Information supplied »
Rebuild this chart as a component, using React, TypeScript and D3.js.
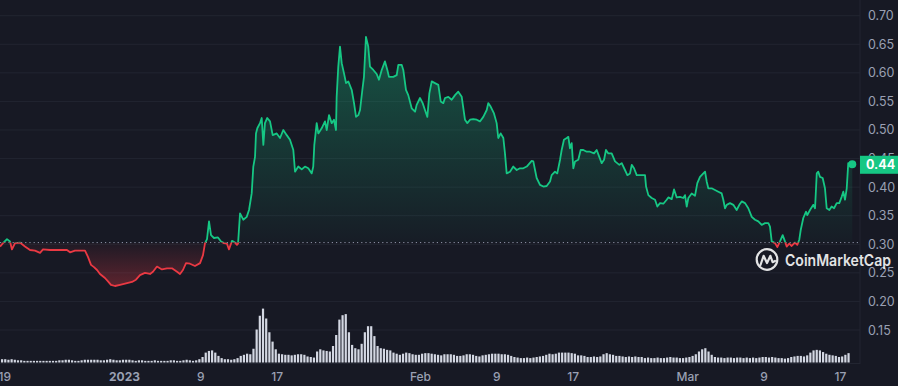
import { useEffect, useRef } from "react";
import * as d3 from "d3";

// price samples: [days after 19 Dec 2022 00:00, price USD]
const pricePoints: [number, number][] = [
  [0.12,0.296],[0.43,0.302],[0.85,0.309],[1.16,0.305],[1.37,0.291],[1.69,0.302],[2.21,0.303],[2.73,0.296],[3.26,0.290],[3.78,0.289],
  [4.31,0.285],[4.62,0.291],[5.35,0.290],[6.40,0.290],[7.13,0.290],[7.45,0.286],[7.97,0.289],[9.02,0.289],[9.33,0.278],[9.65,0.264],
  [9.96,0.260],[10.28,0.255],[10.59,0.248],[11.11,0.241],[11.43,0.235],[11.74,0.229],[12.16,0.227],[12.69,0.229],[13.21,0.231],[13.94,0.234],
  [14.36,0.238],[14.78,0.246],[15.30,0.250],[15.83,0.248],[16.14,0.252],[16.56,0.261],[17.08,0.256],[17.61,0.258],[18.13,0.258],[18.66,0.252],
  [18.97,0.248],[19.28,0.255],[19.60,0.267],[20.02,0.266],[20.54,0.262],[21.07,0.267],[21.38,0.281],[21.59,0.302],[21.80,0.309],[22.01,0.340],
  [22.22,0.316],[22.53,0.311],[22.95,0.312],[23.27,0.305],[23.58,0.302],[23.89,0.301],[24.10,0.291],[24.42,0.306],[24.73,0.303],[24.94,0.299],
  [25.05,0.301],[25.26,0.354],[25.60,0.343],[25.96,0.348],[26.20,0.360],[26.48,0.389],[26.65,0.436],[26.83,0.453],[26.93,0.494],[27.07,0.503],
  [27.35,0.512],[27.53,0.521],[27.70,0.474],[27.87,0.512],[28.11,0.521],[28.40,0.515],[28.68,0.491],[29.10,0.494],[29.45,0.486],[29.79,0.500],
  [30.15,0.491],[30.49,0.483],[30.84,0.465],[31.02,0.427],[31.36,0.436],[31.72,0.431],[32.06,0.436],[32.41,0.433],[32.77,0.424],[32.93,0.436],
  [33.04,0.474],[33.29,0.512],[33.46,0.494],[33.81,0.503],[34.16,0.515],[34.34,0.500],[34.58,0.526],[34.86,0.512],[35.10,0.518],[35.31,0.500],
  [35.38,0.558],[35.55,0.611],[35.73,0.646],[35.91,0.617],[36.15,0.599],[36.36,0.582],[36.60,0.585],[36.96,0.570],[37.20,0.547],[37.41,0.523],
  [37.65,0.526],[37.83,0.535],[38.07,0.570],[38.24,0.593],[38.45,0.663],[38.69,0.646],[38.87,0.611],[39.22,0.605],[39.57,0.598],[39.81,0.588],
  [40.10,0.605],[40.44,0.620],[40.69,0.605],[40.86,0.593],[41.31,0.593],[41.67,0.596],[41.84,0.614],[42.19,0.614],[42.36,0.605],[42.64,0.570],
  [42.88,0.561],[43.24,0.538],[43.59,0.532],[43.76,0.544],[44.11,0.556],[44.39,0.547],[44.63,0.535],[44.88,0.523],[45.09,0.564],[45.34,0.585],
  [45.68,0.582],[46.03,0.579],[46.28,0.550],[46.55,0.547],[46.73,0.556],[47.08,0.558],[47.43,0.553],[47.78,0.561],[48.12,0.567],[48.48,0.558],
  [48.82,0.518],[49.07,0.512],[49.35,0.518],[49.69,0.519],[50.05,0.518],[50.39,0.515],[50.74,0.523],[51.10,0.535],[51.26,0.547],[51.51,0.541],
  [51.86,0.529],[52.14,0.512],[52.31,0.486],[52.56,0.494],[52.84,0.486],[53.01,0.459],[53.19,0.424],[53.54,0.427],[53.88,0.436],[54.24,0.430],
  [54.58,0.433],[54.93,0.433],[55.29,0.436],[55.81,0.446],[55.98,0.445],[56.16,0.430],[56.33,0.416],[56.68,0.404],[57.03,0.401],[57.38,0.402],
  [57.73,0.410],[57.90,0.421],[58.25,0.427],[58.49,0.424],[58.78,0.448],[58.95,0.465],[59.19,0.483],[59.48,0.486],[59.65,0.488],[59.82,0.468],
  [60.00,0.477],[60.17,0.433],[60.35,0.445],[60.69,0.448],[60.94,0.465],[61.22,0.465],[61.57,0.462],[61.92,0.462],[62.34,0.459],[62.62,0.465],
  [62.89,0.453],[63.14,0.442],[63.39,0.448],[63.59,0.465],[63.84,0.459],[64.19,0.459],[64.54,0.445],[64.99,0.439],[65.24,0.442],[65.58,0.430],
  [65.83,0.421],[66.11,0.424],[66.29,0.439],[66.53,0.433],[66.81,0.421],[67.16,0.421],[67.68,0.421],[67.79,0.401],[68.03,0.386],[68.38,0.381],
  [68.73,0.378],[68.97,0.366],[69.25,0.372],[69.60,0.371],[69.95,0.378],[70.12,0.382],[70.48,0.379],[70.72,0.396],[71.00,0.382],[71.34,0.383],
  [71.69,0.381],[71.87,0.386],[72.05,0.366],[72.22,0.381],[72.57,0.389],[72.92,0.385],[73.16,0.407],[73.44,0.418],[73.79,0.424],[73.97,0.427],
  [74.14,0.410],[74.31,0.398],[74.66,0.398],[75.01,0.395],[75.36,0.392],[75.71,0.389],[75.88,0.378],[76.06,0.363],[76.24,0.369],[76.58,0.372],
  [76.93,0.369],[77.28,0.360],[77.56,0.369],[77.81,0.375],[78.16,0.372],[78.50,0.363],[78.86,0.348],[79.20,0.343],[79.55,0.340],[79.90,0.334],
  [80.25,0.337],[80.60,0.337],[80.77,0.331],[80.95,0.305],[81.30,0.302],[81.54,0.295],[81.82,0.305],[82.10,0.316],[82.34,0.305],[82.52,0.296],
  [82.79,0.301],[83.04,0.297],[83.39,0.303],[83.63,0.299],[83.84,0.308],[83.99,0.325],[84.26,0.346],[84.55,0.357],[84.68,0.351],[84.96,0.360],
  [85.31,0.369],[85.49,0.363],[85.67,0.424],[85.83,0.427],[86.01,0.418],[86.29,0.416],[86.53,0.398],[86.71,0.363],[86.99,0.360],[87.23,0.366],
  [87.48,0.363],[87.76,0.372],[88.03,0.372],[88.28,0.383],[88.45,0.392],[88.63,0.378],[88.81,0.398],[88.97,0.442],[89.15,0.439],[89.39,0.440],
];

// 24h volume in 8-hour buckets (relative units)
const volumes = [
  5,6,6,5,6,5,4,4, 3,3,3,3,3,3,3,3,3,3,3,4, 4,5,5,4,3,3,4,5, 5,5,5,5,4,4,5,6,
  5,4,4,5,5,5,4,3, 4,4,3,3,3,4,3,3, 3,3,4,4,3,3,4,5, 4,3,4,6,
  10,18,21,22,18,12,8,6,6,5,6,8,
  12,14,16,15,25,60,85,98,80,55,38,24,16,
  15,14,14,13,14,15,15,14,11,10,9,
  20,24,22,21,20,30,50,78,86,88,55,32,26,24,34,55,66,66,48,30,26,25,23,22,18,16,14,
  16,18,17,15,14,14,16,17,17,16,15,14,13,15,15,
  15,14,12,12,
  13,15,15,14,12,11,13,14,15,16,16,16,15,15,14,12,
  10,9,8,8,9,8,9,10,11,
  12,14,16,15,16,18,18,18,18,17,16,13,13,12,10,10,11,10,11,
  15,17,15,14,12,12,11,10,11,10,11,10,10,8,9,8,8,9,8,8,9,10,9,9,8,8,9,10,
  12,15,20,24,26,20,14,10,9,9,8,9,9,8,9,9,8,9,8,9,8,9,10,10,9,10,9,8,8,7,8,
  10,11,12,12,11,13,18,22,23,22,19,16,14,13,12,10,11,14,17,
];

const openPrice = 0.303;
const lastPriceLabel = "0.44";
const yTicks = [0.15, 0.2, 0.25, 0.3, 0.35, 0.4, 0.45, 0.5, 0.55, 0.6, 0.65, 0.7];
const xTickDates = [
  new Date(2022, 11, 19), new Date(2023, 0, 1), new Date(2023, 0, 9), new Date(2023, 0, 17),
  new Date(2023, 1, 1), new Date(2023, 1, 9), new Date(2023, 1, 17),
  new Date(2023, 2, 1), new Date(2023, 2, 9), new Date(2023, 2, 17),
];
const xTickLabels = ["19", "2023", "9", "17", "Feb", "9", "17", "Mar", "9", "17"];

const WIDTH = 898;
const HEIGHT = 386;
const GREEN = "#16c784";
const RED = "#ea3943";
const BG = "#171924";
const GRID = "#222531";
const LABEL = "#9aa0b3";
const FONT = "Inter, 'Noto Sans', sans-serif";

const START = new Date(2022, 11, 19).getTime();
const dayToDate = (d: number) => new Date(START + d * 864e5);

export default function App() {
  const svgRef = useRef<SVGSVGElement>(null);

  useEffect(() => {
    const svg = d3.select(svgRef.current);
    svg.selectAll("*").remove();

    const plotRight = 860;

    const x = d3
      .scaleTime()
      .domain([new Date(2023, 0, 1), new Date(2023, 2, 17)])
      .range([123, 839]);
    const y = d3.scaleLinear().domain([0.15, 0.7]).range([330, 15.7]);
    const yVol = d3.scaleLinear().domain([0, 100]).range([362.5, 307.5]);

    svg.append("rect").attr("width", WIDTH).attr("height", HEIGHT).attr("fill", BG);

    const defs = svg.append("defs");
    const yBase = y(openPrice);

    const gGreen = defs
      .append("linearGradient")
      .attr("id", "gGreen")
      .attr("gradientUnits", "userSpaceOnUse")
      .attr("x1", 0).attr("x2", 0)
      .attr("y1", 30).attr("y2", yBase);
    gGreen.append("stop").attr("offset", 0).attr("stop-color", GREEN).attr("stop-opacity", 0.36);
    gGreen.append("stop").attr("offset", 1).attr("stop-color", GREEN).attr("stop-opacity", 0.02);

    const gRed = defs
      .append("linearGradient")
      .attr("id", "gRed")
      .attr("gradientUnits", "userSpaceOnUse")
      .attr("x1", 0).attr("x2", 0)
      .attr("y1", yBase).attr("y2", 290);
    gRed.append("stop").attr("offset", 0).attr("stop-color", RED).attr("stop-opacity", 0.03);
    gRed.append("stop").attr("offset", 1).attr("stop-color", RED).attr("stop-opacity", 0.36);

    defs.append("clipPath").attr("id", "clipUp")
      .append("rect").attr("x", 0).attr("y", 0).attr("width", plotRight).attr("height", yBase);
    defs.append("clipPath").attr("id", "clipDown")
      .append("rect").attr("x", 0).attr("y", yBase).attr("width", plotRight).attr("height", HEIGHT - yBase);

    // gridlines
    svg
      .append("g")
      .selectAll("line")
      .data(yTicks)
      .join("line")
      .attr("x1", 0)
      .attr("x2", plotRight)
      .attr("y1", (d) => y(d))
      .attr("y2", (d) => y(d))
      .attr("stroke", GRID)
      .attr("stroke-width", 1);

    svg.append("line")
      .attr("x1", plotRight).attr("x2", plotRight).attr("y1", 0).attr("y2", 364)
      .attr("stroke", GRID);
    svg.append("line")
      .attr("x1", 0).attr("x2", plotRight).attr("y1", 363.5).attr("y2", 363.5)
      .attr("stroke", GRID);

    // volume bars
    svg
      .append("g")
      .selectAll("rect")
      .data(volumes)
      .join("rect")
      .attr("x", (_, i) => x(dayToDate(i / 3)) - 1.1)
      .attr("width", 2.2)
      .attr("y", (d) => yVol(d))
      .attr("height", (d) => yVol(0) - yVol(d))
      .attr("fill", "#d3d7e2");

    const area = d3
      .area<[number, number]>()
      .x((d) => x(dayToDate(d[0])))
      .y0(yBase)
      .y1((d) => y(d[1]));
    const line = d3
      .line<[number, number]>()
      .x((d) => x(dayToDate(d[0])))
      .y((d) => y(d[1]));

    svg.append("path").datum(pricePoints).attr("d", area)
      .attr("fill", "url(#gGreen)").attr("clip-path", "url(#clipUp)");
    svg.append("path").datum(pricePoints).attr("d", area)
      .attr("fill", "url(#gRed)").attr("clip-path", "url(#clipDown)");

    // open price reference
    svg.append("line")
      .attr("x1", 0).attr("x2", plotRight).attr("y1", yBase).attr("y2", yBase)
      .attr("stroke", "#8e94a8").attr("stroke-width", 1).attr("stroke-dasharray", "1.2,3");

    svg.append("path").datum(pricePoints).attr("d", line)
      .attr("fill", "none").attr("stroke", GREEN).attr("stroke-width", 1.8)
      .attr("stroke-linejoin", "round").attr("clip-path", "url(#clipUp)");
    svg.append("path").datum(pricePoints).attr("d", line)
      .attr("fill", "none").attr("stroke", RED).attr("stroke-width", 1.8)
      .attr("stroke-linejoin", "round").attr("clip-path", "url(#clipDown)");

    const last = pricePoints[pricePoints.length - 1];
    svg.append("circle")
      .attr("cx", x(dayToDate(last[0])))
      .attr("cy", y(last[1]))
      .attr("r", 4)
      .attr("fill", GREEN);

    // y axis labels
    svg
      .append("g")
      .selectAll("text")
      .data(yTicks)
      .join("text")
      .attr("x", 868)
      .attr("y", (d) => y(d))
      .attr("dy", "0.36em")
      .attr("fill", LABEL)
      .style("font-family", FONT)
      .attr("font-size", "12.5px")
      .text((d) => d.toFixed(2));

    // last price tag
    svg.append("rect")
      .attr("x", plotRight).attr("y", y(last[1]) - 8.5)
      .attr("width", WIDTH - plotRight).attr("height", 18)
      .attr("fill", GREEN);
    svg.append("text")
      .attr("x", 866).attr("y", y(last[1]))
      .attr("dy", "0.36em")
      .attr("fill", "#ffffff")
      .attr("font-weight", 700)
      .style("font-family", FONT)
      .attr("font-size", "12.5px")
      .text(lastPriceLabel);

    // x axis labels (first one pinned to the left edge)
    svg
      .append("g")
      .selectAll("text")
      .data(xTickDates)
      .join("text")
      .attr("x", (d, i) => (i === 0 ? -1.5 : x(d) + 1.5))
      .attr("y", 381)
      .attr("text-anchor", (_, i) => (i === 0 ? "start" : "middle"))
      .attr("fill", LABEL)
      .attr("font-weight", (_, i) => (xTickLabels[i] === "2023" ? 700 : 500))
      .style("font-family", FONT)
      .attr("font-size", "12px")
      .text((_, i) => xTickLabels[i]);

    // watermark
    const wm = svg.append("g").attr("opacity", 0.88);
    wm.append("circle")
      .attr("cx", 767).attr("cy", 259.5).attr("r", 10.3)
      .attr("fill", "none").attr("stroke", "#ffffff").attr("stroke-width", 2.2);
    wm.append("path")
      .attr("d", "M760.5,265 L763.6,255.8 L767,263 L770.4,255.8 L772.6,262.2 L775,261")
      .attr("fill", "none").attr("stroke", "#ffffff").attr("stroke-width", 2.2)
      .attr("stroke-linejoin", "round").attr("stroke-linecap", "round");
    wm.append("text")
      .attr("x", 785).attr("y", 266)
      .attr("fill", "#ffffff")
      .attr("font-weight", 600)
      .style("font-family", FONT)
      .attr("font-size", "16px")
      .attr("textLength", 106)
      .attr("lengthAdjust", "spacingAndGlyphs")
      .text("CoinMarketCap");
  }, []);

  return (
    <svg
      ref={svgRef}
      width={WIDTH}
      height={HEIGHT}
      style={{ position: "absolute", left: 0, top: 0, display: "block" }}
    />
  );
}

Problem to work on » Without the pictures, return the listing above from its first line through the line that has "import * as".

Response to the exercise »
Rebuild this chart as a component, using React, TypeScript and D3.js.
import { useEffect, useRef } from "react";
import * as d3 from "d3";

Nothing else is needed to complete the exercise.